In the early stages of development of an industry, low barriers to entry
stimulate competition.   They enable a very large initial set of products
for consumers to choose from.  Out of these the market will learn to ignore
almost all in order to standardize on a few, such as a Lotus 1-2-3.  The
winners will be widely emulated in the next generation of products, which
will in turn generate a more refined form of marketplace feedback.  In this
fashion, early chaos evolves quickly a set of high-demand products and
product categories.

This process of market-mediated innovation is best catalyzed by creating an
environment in which it is inexpensive and easy for entrepreneurs to
develop products.  The greater the number of independent enterprises, each
of which puts at voluntary risk the intellectual and economic capital of
risk-takers, is the best way to find out what the market really wants.  The
businesses which succeed in this are the ones which will prosper.

It is worthwhile to note that not a single major PC software company today
dates from the mainframe era.  Yesterday's garage shop is today's
billion-dollar enterprise.  Policies for the NPN should therefore not only
accommodate existing information industry interests, but anticipate and
promote the next generate of entrepreneurs.

There should be thousands of information proprietors on the net, just as
there are thousands of producers of personal computer software and
thousands of publishers of books and magazines.  It should be as easy to
provide an information service as to order a business telephone.  Just as
every business is automatically listed in the Yellow Pages, every online
provider should be listed in a national digital Yellow Pages.

3.	Design the NPN for Transparency and Ease of Use

"Transparency," in computer circles, is a subjective state of awareness --
and a desirable one.  When a program is perfectly transparent, people
forget about the fact that they are using a computer.  The most successful
computer programs are nearly always transparent: a spreadsheet, for
instance, is as self-evident as a ledger page.

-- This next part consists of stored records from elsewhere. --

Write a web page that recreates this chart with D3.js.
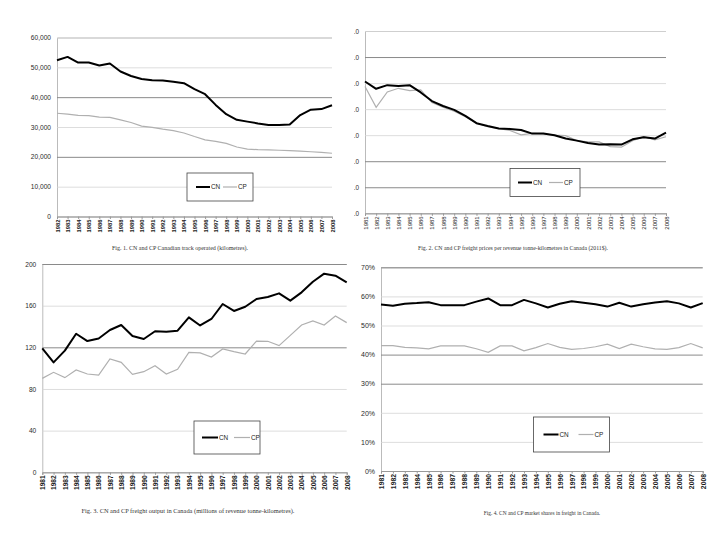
<!DOCTYPE html>
<html>
<head>
<meta charset="utf-8">
<script src="https://cdn.jsdelivr.net/npm/d3@7"></script>
<style>
  body { margin: 0; background: #fff; }
  svg { display: block; }
</style>
</head>
<body>
<svg id="chart" width="720" height="540"></svg>
<script>
// years on the x axis (fig. 1 starts one year later)
const yearsTrack = ["1982","1983","1984","1985","1986","1987","1988","1989","1990","1991","1992","1993","1994","1995",
  "1996","1997","1998","1999","2000","2001","2002","2003","2004","2005","2006","2007","2008"];
const years = ["1981","1982","1983","1984","1985","1986","1987","1988","1989","1990","1991","1992","1993","1994","1995",
  "1996","1997","1998","1999","2000","2001","2002","2003","2004","2005","2006","2007","2008"];

// Fig. 1 track operated (km)
const trackCN = [52400,53500,51600,51600,50600,51300,48600,47100,46100,45700,45600,45200,44700,42700,41000,
  37400,34300,32400,31800,31200,30700,30700,30800,34000,35800,36000,37300];
const trackCP = [34600,34300,33900,33800,33300,33200,32400,31500,30300,29900,29300,28800,28000,26800,25700,
  25200,24500,23300,22600,22400,22300,22200,22100,21900,21700,21500,21200];
const trackTicks = [0,10000,20000,30000,40000,50000,60000];

// Fig. 2 freight prices per revenue tonne-km
const priceCN = [5.06,4.78,4.92,4.89,4.92,4.64,4.31,4.12,3.97,3.74,3.46,3.35,3.26,3.24,3.20,3.06,3.06,3.00,2.87,
  2.79,2.70,2.64,2.65,2.64,2.84,2.92,2.87,3.10];
const priceCP = [4.87,4.07,4.66,4.80,4.71,4.74,4.25,4.07,3.92,3.71,3.46,3.33,3.25,3.18,3.01,3.07,3.05,3.00,2.98,
  2.79,2.74,2.74,2.56,2.54,2.79,2.94,2.82,2.94];
const priceTicks = [0,1,2,3,4,5,6,7];

// Fig. 3 freight output
const outputCN = [119,105.5,116.8,133,126,128.5,136.6,141.4,130.9,128,135.4,135,136,148.8,141,147.2,161.6,154.9,
  159,166.4,168.3,171.8,164.8,172.8,183,190.7,188.8,182.4];
const outputCP = [90.2,96,90.9,98.2,94.4,93.4,108.8,105.6,94,96.6,102.4,94.4,98.9,115.2,114.6,110.7,118.4,115.8,
  113.6,126,125.8,121.6,131.5,141.4,145.3,141.4,150,143.7];
const outputTicks = [0,40,80,120,160,200];

// Fig. 4 market shares (%)
const shareCN = [57.2,56.8,57.5,57.7,58.0,57.0,57.0,57.0,58.2,59.3,57.0,57.0,58.8,57.6,56.2,57.5,58.3,57.8,57.3,
  56.5,57.8,56.5,57.3,57.9,58.3,57.6,56.2,57.7];
const shareCP = [43.1,43.1,42.5,42.3,42.0,43.0,43.0,43.0,42.0,40.8,43.0,43.0,41.3,42.4,43.8,42.5,41.8,42.1,42.7,
  43.6,42.1,43.6,42.7,42.0,41.8,42.4,43.8,42.3];
const shareTicks = [0,10,20,30,40,50,60,70];

const panels = [
  { years: yearsTrack, cn: trackCN, cp: trackCP, ticks: trackTicks, fmt: d3.format(","),
    left: 57, right: 332, top: 37.5, bottom: 216.5, darkGrid: [40000, 20000],
    legend: { x: 187, y: 173, w: 66, h: 28, cnOff: 9, cpOff: 36, len: 14 },
    caption: "Fig. 1. CN and CP Canadian track operated (kilometres).", capX: 180, capY: 250, capSize: 6,
    yFont: 6.6, xFont: 5.8, xBold: true },
  { years: years, cn: priceCN, cp: priceCP, ticks: priceTicks, fmt: d3.format(".1f"),
    left: 365, right: 666, top: 31, bottom: 213.3, darkGrid: [6, 2, 1], clipLeft: 354,
    legend: { x: 510, y: 168.5, w: 70, h: 28, cnOff: 8, cpOff: 39, len: 14 },
    caption: "Fig. 2. CN and CP freight prices per revenue tonne-kilometres in Canada (2011$).", capX: 513, capY: 250, capSize: 5.8,
    yFont: 6.4, xFont: 6 },
  { years: years, cn: outputCN, cp: outputCP, ticks: outputTicks, fmt: d3.format("d"),
    left: 42.3, right: 346.7, top: 264, bottom: 472.3, darkGrid: [200, 120],
    legend: { x: 194, y: 421, w: 66, h: 33, cnOff: 8, cpOff: 40, len: 16 },
    caption: "Fig. 3. CN and CP freight output in Canada (millions of revenue tonne-kilometres).", capX: 188, capY: 513, capSize: 6.4,
    yFont: 6.6, xFont: 6.6, xBold: true },
  { years: years, cn: shareCN, cp: shareCP, ticks: shareTicks, fmt: d => d + "%",
    left: 381, right: 702.7, top: 267.3, bottom: 471, darkGrid: [70, 40, 30],
    legend: { x: 533.5, y: 417, w: 76, h: 35, cnOff: 10, cpOff: 45, len: 15 },
    caption: "Fig. 4. CN and CP market shares in freight in Canada.", capX: 542, capY: 515, capSize: 5.4,
    yFont: 7, xFont: 6.8, xBold: true }
];

const svg = d3.select("#chart");
svg.append("rect").attr("width", 720).attr("height", 540).attr("fill", "#fff");

panels.forEach((p, i) => {
  let g = svg.append("g");
  if (p.clipLeft) {
    svg.append("clipPath").attr("id", "clip" + i)
      .append("rect").attr("x", p.clipLeft).attr("y", 0).attr("width", 720 - p.clipLeft).attr("height", 260);
    g.attr("clip-path", `url(#clip${i})`);
  }

  const x = d3.scalePoint().domain(p.years).range([p.left, p.right]).padding(0);
  const y = d3.scaleLinear().domain([0, d3.max(p.ticks)]).range([p.bottom, p.top]);

  // y axis with gridlines
  const yAxis = g.append("g")
    .attr("transform", `translate(${p.left},0)`)
    .call(d3.axisLeft(y).tickValues(p.ticks).tickFormat(p.fmt).tickSize(-(p.right - p.left)).tickPadding(6));
  yAxis.select(".domain").attr("stroke", "#bbb");
  yAxis.selectAll(".tick line")
    .attr("stroke", d => p.darkGrid.includes(d) ? "#8a8a8a" : "#d4d4d4")
    .attr("stroke-width", d => p.darkGrid.includes(d) ? 1 : 0.8);
  yAxis.selectAll("text")
    .attr("fill", "#2a2a2a")
    .style("font-family", "'Liberation Sans', Arial, sans-serif")
    .style("font-size", p.yFont + "px");

  // x axis, labels rotated
  const xAxis = g.append("g")
    .attr("transform", `translate(0,${p.bottom})`)
    .call(d3.axisBottom(x).tickSize(2.5));
  xAxis.select(".domain").attr("stroke", "#999");
  xAxis.selectAll(".tick line").attr("stroke", "#999");
  xAxis.selectAll("text")
    .attr("transform", "rotate(-90)")
    .attr("text-anchor", "end")
    .attr("x", -3)
    .attr("y", 0)
    .attr("dy", "0.35em")
    .attr("fill", "#1a1a1a")
    .style("font-family", "'Liberation Sans', Arial, sans-serif")
    .style("font-weight", p.xBold ? "bold" : "normal")
    .style("font-size", p.xFont + "px");

  // lines
  const line = d3.line().x((d, j) => x(p.years[j])).y(d => y(d));
  g.append("path").datum(p.cp)
    .attr("fill", "none").attr("stroke", "#b0b0b0").attr("stroke-width", 1.2)
    .attr("d", line);
  g.append("path").datum(p.cn)
    .attr("fill", "none").attr("stroke", "#000").attr("stroke-width", 2)
    .attr("stroke-linejoin", "round")
    .attr("d", line);

  // legend
  const L = p.legend;
  const lg = g.append("g");
  lg.append("rect").attr("x", L.x).attr("y", L.y).attr("width", L.w).attr("height", L.h)
    .attr("fill", "#fff").attr("stroke", "#444").attr("stroke-width", 0.8);
  const my = L.y + L.h / 2;
  lg.append("line").attr("x1", L.x + L.cnOff).attr("x2", L.x + L.cnOff + L.len)
    .attr("y1", my).attr("y2", my).attr("stroke", "#000").attr("stroke-width", 2);
  lg.append("line").attr("x1", L.x + L.cpOff).attr("x2", L.x + L.cpOff + L.len)
    .attr("y1", my).attr("y2", my).attr("stroke", "#b0b0b0").attr("stroke-width", 1.2);
  lg.selectAll("text").data(["CN", "CP"]).enter().append("text")
    .attr("x", (d, j) => L.x + (j ? L.cpOff : L.cnOff) + L.len + 1)
    .attr("y", my)
    .attr("dy", "0.35em")
    .attr("fill", "#222")
    .style("font-family", "'Liberation Sans', Arial, sans-serif")
    .style("font-size", "6.4px")
    .text(d => d);

  // caption
  g.append("text")
    .attr("x", p.capX).attr("y", p.capY)
    .attr("text-anchor", "middle")
    .attr("fill", "#333")
    .style("font-family", "'Liberation Serif', 'Times New Roman', serif")
    .style("font-size", p.capSize + "px")
    .text(p.caption);
});
</script>
</body>
</html>
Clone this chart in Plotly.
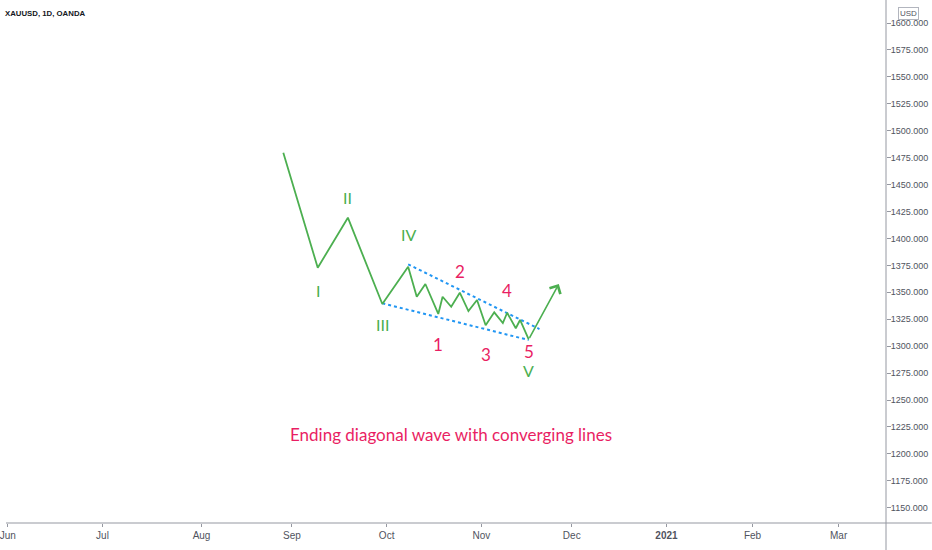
import plotly.graph_objects as go

# ---- data ----
wave_dates = ["2020-08-28", "2020-09-09", "2020-09-18", "2020-09-30", "2020-10-08",
              "2020-10-12", "2020-10-14", "2020-10-19", "2020-10-20", "2020-10-22",
              "2020-10-26", "2020-10-28", "2020-10-30", "2020-11-03", "2020-11-05",
              "2020-11-09", "2020-11-10", "2020-11-12", "2020-11-13", "2020-11-17"]
wave_prices = [1479.6, 1372.8, 1419.3, 1339.1, 1373.8,
               1345.9, 1357.7, 1329.9, 1345.9, 1336.6,
               1349.6, 1332.6, 1342.9, 1319.4, 1331.4,
               1321.5, 1331.0, 1316.6, 1324.3, 1306.4]
arrow_end_date = "2020-11-26"
arrow_end_price = 1357.7

upper_line_dates = ["2020-10-08", "2020-11-19 12:00"]
upper_line_prices = [1376.0, 1315.9]
lower_line_dates = ["2020-09-30", "2020-11-17"]
lower_line_prices = [1339.8, 1305.7]

major_labels = ["I", "II", "III", "IV", "V"]
major_label_dates = ["2020-09-09", "2020-09-18", "2020-09-30", "2020-10-08", "2020-11-17"]
major_label_prices = [1352.0, 1438.0, 1320.5, 1404.0, 1277.5]

minor_labels = ["1", "2", "3", "4", "5"]
minor_label_dates = ["2020-10-19", "2020-10-26", "2020-11-03", "2020-11-10", "2020-11-17"]
minor_label_prices = [1301.7, 1369.0, 1291.8, 1352.0, 1295.5]

caption = "Ending diagonal wave with converging lines"
caption_date = "2020-10-22"
caption_price = 1218.4

x_tick_vals = ["2020-06-01", "2020-07-01", "2020-08-03", "2020-09-01", "2020-10-01",
               "2020-11-02", "2020-12-01", "2021-01-04", "2021-02-01", "2021-03-01"]
x_tick_text = ["Jun", "Jul", "Aug", "Sep", "Oct", "Nov", "Dec", "<b>2021</b>", "Feb", "Mar"]
y_tick_vals = [1150, 1175, 1200, 1225, 1250, 1275, 1300, 1325, 1350, 1375, 1400,
               1425, 1450, 1475, 1500, 1525, 1550, 1575, 1600]
holidays = ["2020-12-25", "2021-01-01"]

GREEN = "#4caf50"
PINK = "#e91e63"
BLUE = "#2196f3"
LABEL_FONT = "Lato, Noto Sans, sans-serif"
AXIS_FONT = "Liberation Sans, Arial, sans-serif"

fig = go.Figure()
fig.add_trace(go.Scatter(x=upper_line_dates, y=upper_line_prices, mode="lines",
                         line=dict(color=BLUE, width=2, dash="dot"), hoverinfo="skip"))
fig.add_trace(go.Scatter(x=lower_line_dates, y=lower_line_prices, mode="lines",
                         line=dict(color=BLUE, width=2, dash="dot"), hoverinfo="skip"))
fig.add_trace(go.Scatter(x=wave_dates, y=wave_prices, mode="lines",
                         line=dict(color=GREEN, width=1.8), hoverinfo="skip"))

# final leg with open arrow head
fig.add_annotation(x=arrow_end_date, y=arrow_end_price, ax=wave_dates[-1], ay=wave_prices[-1],
                   xref="x", yref="y", axref="x", ayref="y", text="", showarrow=True,
                   arrowhead=4, arrowsize=1.5, arrowwidth=1.6, arrowcolor=GREEN)

for t, d, p in zip(major_labels, major_label_dates, major_label_prices):
    fig.add_annotation(x=d, y=p, text=t, showarrow=False,
                       font=dict(family=LABEL_FONT, size=16, color=GREEN))
for t, d, p in zip(minor_labels, minor_label_dates, minor_label_prices):
    fig.add_annotation(x=d, y=p, text=t, showarrow=False,
                       font=dict(family=LABEL_FONT, size=17, color=PINK))

fig.add_annotation(x=caption_date, y=caption_price, text=caption, showarrow=False,
                   font=dict(family=LABEL_FONT, size=17, color=PINK))

# header
fig.add_annotation(xref="paper", yref="paper", x=0, y=1 - 14 / 523, text="<b>XAUUSD, 1D, OANDA</b>",
                   showarrow=False, xanchor="left", yanchor="middle", xshift=-3,
                   font=dict(family=AXIS_FONT, size=7.8, color="#131722"))
fig.add_annotation(xref="paper", yref="paper", x=909 / 886, y=1 - 13 / 523, text="USD",
                   showarrow=False, xanchor="center", yanchor="middle",
                   font=dict(family=AXIS_FONT, size=8, color="#50535e"),
                   bgcolor="white", bordercolor="#b2b5be", borderwidth=1, borderpad=1)

# pane separators
fig.add_shape(type="line", xref="paper", yref="paper", x0=0, x1=932 / 886, y0=0, y1=0,
              line=dict(color="#9598a1", width=1))
fig.add_shape(type="line", xref="paper", yref="paper", x0=1, x1=1, y0=-27 / 523, y1=1,
              line=dict(color="#9598a1", width=1))

fig.update_layout(
    width=932, height=550,
    margin=dict(l=0, r=46, t=0, b=27),
    paper_bgcolor="white", plot_bgcolor="white",
    showlegend=False,
    xaxis=dict(type="date", range=["2020-05-29 14:00", "2021-03-16 00:00"],
               rangebreaks=[dict(bounds=["sat", "mon"]), dict(values=holidays)],
               tickvals=x_tick_vals, ticktext=x_tick_text, ticklabeloverflow="allow",
               showgrid=False, zeroline=False, showline=False,
               ticks="outside", ticklen=3, tickcolor="#9598a1",
               tickfont=dict(family=AXIS_FONT, size=10, color="#50535e")),
    yaxis=dict(side="right", range=[1135.8, 1621.4], tickvals=y_tick_vals, tickformat=".3f",
               showgrid=False, zeroline=False, showline=False, ticklabeloverflow="allow",
               ticks="outside", ticklen=4, tickcolor="#9598a1", ticklabelstandoff=-2,
               tickfont=dict(family=AXIS_FONT, size=9, color="#50535e")),
)

fig.write_html("out.html", config={"displayModeBar": False},
               post_script="document.body.style.margin='0';")
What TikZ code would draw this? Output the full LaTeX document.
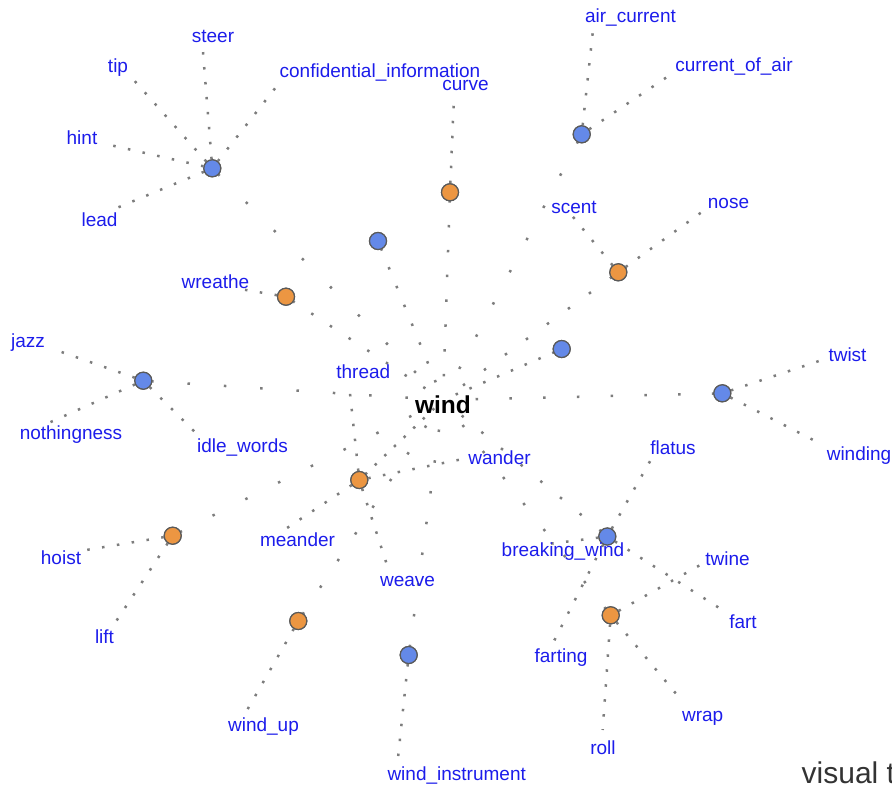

Personal computer communications, by contrast, are practically opaque. 
Users must be aware of baud rates, parity, duplex, and file transfer
protocols -- all of which a reasonably well-designed network could handle
for them.  When newcomers find themselves confronting what John Perry
Barlow calls a "savage user interface" the excitement about being part of
an extended community quickly vanishes.  On a National Public Network, that
would be a disaster.

Therefore it is crucial the NPN platform be designed with the proper basic
functions and capabilities to promote ease of use.